Aussie Jock Palfreeman's Chance For Freedom Caught In Bitter Political Fight

Australian man Jock Palfreeman will have to wait up to two months to find out if he will be allowed to go home, or serve another decade in a Bulgarian prison.

The 32-year-old has served 11 years of a 20-year sentence for murder, but has always maintained he was acting in self-defence in the fight in 2007.

He was granted parole last month for being a “model prisoner”, but after the decision caused a political backlash in Bulgaria, the case is back in court.

Jock Palfreeman being interviewed in jail in a scene from TV documentary Australian Story. Image: AAP

There’s a local election coming up in Bulgaria – and parole was not a popular decision. Judges lobbied for the case to be reconsidered by the Supreme Court.

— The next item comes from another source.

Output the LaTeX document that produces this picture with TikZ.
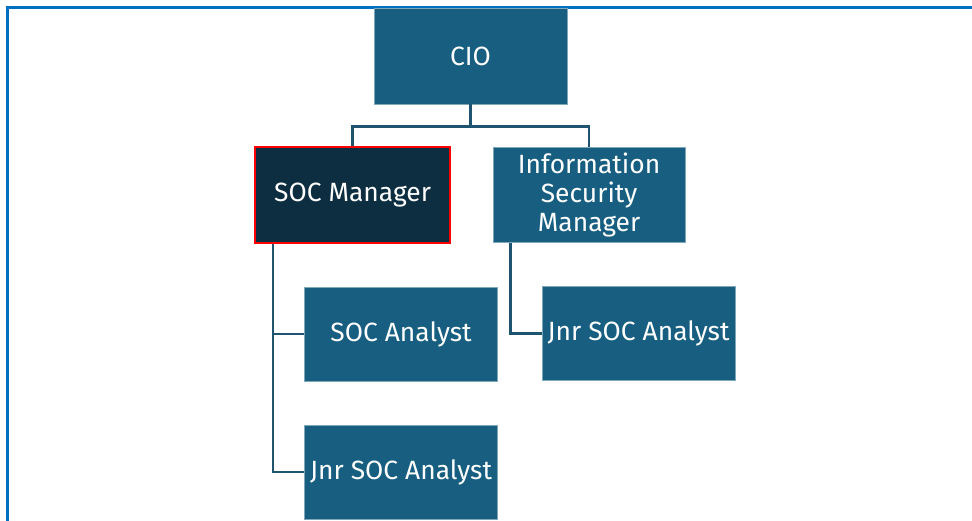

After the former Sydney-sider was granted parole, a group of 25 senior Bulgarian judges claimed Palfreeman should not have been released early.

That was met with 300 judges rallying together to hit back, claiming political interference was putting justice at risk.

Paul "Jock" Palfreeman is escorted by Bulgarian police officers after his trial in Sofia's Appeals Court. Image: AP

The delay in making a decision may well actually be a good thing for Palfreeman; following local elections in a fortnight, some of the political firestorm may pass before the case gets a decision.

He will stay in immigration detention in Sofia until a decision is made.

He has already served more than half of the sentence he was handed for a crime he says he didn’t commit, saying his actions were in self defence.

But now there is a very real risk he’ll soon end up back in the same prison he was freed from just two weeks ago.

Jock Palfreeman, center, before the start of a hearing of his appeal case in the Court of Appeal, Jan. 8, 2008. Image: AP

Palfreeman’s lawyer spoke of his client’s amazing spirit.

Palfreeman did not appear in court on Monday. He said he boycotted it, concerned that he is being used for political gains by the prosecutor.

Prosecutors argued that the parole judges did not have the power to make the decision and were not impartial.

Palfreeman’s lawyer said that was absurd and the case return to court was due to a public outcry.

Now it’s up to the Supreme Court to decide Palfreeman’s fate.